- _Written request_: Copy exactly, and only, the lines starting at the line with "Convert this chart to Observable Plot code." and ending at the line with "1.4, 1.6, 1.8];". Leave every picture out of the copy.
╔══
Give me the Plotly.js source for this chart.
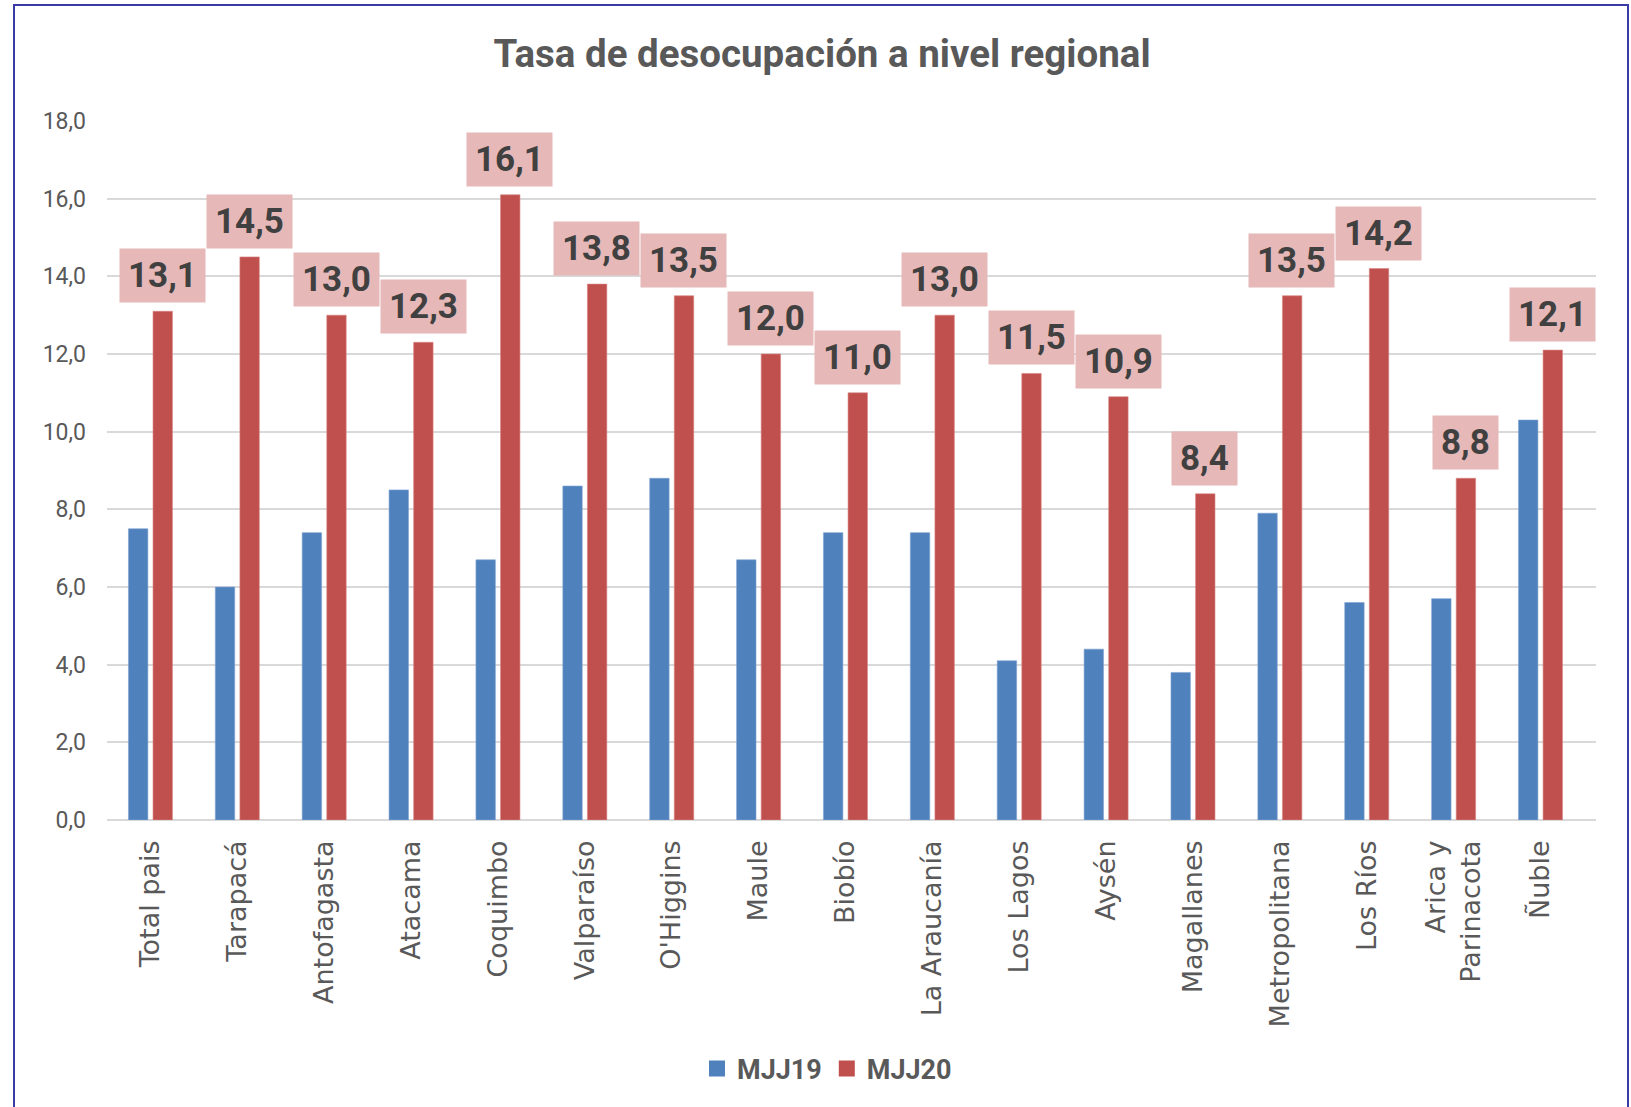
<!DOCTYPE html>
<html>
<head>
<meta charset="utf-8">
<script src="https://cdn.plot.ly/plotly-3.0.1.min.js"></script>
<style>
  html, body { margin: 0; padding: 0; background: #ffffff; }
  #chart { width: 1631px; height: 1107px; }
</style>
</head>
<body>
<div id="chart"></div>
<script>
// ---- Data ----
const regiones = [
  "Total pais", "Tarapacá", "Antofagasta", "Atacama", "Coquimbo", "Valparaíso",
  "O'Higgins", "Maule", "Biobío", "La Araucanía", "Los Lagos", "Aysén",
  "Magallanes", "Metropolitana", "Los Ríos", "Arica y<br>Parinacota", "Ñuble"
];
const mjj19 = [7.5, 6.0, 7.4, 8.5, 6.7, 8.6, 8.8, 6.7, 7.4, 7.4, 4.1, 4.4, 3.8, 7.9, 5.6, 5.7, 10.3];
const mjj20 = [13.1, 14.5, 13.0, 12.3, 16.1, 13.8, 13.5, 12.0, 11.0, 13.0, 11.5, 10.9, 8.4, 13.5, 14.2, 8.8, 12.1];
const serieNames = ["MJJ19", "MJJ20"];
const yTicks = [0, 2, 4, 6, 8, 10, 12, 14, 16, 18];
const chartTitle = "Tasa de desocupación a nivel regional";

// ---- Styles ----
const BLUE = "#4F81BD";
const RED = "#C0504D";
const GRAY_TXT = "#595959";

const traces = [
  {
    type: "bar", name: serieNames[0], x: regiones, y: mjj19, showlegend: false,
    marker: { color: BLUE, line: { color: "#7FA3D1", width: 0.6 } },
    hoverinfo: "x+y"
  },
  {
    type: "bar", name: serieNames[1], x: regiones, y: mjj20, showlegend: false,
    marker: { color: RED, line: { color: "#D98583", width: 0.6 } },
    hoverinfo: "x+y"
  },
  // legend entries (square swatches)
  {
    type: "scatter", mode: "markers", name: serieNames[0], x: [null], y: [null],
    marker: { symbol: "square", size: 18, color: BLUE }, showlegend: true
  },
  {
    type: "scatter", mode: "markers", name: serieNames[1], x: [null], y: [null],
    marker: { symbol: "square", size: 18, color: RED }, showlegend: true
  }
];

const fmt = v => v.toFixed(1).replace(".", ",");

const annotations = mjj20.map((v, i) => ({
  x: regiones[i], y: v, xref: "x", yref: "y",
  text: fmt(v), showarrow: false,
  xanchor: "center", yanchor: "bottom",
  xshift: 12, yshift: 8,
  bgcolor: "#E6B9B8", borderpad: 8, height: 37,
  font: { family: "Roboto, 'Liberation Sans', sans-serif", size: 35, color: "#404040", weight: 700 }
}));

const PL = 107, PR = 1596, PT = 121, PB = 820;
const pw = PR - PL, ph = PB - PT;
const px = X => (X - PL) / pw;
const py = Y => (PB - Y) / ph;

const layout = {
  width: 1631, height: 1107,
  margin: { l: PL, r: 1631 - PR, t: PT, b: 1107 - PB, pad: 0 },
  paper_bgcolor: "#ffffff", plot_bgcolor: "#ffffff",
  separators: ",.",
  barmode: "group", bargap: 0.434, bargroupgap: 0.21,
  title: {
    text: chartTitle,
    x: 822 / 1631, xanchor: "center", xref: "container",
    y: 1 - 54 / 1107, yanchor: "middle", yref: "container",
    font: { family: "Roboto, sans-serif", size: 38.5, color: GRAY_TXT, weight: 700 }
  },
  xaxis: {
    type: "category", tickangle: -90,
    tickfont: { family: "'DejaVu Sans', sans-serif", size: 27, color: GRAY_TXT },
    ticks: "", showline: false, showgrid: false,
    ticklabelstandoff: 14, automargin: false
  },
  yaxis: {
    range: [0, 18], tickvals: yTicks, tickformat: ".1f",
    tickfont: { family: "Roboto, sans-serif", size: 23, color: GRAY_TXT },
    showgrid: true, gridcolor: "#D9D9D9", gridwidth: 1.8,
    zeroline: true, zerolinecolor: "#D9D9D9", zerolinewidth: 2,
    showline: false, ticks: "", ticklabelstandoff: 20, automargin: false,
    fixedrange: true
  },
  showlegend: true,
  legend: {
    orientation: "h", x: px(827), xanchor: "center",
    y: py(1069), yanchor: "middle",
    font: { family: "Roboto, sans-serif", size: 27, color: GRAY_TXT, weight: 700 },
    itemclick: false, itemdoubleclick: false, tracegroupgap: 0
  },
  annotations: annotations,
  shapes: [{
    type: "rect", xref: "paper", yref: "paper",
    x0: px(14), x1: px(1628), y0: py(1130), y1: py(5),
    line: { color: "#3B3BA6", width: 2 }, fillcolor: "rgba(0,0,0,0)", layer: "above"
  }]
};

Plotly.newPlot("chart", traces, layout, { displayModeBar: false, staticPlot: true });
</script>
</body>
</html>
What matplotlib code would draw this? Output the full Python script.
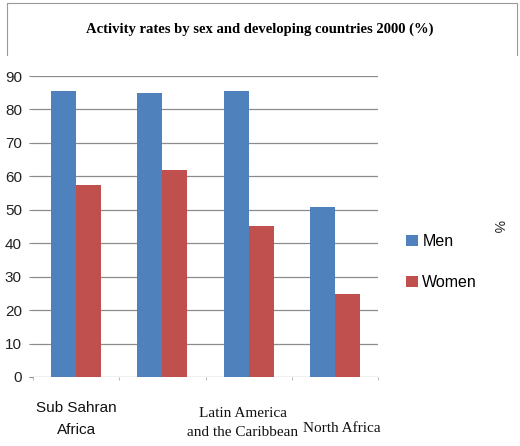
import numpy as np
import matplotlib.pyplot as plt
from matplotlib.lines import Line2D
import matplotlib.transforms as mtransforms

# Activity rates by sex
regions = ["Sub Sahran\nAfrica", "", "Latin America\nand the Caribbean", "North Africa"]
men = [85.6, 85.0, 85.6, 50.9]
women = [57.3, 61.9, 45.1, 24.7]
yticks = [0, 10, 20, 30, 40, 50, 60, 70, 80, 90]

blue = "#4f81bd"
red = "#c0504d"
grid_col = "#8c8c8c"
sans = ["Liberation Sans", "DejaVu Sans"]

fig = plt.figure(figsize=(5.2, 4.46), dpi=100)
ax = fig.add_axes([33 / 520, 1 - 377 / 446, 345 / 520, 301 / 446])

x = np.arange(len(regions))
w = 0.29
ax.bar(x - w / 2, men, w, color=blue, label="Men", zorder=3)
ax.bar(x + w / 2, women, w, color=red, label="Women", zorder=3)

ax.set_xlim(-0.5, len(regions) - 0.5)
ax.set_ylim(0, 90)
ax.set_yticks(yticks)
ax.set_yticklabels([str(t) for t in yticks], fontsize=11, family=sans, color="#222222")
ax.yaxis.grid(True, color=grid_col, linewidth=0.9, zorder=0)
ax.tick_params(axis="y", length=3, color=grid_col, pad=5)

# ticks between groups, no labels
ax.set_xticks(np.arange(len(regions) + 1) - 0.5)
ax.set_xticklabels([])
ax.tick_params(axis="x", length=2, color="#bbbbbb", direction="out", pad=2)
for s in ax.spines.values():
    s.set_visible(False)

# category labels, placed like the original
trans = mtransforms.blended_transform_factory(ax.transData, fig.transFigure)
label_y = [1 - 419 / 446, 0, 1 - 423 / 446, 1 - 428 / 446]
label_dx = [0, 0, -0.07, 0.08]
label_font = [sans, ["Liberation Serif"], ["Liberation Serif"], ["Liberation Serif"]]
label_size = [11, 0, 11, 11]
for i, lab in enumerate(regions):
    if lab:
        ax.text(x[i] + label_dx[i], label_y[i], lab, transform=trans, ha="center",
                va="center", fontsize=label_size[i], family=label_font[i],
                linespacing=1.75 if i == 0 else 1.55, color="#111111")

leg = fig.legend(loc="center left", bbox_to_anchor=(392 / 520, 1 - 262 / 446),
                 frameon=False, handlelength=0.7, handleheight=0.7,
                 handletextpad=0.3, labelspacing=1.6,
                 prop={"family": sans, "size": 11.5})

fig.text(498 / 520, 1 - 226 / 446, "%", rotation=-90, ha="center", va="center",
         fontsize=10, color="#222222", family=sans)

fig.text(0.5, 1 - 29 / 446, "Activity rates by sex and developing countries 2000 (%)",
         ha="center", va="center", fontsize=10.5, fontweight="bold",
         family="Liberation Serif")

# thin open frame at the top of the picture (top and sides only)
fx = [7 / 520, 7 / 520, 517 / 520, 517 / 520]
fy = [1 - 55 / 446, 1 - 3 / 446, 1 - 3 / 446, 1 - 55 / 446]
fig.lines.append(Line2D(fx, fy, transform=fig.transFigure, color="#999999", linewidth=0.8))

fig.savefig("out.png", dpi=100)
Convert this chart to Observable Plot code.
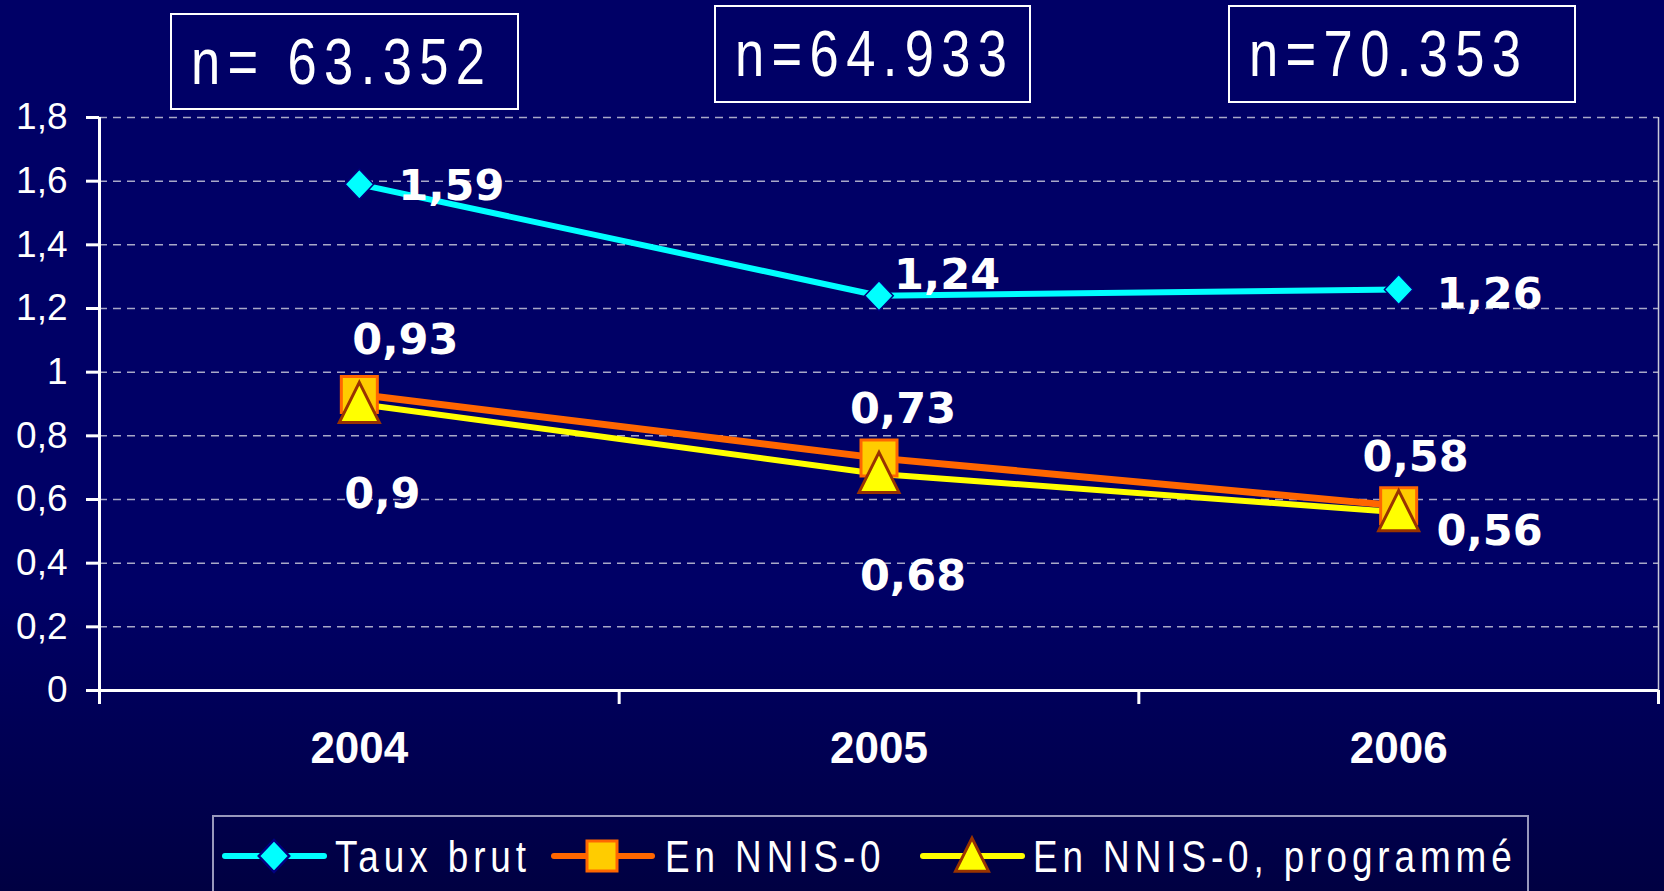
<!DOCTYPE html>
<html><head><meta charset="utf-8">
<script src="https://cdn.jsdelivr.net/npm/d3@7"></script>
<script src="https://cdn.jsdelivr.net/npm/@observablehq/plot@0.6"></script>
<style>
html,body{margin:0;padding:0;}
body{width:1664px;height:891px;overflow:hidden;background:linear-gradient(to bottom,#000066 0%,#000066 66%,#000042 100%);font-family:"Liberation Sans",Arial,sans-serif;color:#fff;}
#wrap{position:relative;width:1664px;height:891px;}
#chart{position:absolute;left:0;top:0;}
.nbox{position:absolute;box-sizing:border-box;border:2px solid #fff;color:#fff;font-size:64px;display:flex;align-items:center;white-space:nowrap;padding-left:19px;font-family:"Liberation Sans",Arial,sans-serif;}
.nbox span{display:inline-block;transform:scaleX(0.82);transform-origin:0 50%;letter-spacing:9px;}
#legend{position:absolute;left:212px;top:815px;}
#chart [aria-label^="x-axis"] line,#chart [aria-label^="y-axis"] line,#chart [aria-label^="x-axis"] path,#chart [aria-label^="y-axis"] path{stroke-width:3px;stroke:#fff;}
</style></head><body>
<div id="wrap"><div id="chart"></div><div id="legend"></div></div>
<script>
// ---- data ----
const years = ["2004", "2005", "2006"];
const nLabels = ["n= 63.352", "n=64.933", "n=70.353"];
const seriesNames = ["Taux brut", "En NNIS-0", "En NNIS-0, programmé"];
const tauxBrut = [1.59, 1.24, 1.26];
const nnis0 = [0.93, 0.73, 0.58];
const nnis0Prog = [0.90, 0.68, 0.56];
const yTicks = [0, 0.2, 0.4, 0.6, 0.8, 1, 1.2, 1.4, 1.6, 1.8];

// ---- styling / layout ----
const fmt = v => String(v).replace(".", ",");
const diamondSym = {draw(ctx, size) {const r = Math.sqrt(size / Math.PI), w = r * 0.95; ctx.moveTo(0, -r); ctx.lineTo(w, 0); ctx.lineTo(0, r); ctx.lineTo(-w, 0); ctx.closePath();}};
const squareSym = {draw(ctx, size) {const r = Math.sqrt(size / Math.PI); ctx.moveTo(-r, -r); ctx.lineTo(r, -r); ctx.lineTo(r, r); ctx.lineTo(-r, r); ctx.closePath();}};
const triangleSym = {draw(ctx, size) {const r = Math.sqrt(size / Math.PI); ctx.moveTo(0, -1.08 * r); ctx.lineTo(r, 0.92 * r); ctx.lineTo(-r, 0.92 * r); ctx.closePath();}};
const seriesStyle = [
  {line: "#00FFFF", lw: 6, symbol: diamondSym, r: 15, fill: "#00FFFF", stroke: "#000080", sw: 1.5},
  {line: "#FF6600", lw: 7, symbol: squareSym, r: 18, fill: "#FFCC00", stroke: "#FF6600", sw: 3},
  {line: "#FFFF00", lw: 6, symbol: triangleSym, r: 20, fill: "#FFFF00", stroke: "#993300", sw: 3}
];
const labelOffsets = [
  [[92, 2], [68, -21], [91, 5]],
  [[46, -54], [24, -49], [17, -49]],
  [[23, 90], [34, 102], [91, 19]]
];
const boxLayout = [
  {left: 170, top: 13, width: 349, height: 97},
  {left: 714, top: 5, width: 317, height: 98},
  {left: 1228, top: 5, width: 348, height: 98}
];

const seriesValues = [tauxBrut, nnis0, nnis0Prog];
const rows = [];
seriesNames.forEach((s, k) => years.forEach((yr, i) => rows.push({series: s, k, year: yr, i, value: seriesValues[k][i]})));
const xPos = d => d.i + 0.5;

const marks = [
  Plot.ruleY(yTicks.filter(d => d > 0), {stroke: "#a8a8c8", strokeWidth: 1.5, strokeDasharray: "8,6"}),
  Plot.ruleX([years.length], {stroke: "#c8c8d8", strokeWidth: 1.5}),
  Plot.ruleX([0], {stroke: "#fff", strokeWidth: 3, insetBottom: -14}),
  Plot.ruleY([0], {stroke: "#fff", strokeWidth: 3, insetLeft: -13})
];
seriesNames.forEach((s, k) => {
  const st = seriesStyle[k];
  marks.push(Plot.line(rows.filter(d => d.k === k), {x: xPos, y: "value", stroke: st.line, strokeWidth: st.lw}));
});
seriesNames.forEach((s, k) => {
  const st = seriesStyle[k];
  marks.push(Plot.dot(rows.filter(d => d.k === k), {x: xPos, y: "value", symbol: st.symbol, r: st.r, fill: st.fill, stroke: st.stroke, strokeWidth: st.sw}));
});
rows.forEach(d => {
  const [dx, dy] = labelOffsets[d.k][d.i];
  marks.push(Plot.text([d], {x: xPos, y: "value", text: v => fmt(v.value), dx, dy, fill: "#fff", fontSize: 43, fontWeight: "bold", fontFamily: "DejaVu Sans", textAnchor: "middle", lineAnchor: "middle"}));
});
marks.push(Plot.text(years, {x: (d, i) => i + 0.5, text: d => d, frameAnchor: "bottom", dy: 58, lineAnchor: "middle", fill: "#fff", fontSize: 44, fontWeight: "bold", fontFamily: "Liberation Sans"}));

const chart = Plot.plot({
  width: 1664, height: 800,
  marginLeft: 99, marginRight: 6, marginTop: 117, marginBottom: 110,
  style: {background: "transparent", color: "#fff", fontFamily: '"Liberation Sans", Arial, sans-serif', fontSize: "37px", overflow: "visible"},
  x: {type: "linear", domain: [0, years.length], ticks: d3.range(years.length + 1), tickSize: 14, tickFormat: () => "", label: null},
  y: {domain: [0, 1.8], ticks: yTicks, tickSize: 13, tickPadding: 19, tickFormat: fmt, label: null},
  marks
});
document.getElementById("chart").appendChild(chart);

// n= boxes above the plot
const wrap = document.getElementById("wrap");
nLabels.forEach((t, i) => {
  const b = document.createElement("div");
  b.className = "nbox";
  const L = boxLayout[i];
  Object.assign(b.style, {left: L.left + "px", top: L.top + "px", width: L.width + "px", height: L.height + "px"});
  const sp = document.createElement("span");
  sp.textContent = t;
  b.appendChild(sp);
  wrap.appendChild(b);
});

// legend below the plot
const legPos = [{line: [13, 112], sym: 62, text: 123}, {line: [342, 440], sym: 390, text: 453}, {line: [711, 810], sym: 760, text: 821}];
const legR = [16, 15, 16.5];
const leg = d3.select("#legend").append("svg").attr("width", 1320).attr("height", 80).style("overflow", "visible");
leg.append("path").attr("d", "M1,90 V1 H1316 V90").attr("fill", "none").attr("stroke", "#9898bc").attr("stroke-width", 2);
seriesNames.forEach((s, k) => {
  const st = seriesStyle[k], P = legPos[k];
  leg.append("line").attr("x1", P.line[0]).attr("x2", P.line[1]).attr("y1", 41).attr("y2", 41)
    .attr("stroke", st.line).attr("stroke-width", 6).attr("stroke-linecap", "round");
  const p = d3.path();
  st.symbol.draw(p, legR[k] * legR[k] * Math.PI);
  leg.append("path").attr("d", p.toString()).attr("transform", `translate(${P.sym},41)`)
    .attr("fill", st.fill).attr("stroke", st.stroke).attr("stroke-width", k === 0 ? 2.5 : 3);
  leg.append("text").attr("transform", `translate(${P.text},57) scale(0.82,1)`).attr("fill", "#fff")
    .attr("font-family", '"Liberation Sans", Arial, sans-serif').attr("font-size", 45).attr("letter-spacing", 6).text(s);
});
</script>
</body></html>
╚══
- _Answer for the task_:
Convert this chart to Observable Plot code.
<!DOCTYPE html>
<html><head><meta charset="utf-8">
<script src="https://cdn.jsdelivr.net/npm/d3@7"></script>
<script src="https://cdn.jsdelivr.net/npm/@observablehq/plot@0.6"></script>
<style>
html,body{margin:0;padding:0;}
body{width:1664px;height:891px;overflow:hidden;background:linear-gradient(to bottom,#000066 0%,#000066 66%,#000042 100%);font-family:"Liberation Sans",Arial,sans-serif;color:#fff;}
#wrap{position:relative;width:1664px;height:891px;}
#chart{position:absolute;left:0;top:0;}
.nbox{position:absolute;box-sizing:border-box;border:2px solid #fff;color:#fff;font-size:64px;display:flex;align-items:center;white-space:nowrap;padding-left:19px;font-family:"Liberation Sans",Arial,sans-serif;}
.nbox span{display:inline-block;transform:scaleX(0.82);transform-origin:0 50%;letter-spacing:9px;}
#legend{position:absolute;left:212px;top:815px;}
#chart [aria-label^="x-axis"] line,#chart [aria-label^="y-axis"] line,#chart [aria-label^="x-axis"] path,#chart [aria-label^="y-axis"] path{stroke-width:3px;stroke:#fff;}
</style></head><body>
<div id="wrap"><div id="chart"></div><div id="legend"></div></div>
<script>
// ---- data ----
const years = ["2004", "2005", "2006"];
const nLabels = ["n= 63.352", "n=64.933", "n=70.353"];
const seriesNames = ["Taux brut", "En NNIS-0", "En NNIS-0, programmé"];
const tauxBrut = [1.59, 1.24, 1.26];
const nnis0 = [0.93, 0.73, 0.58];
const nnis0Prog = [0.90, 0.68, 0.56];
const yTicks = [0, 0.2, 0.4, 0.6, 0.8, 1, 1.2, 1.4, 1.6, 1.8];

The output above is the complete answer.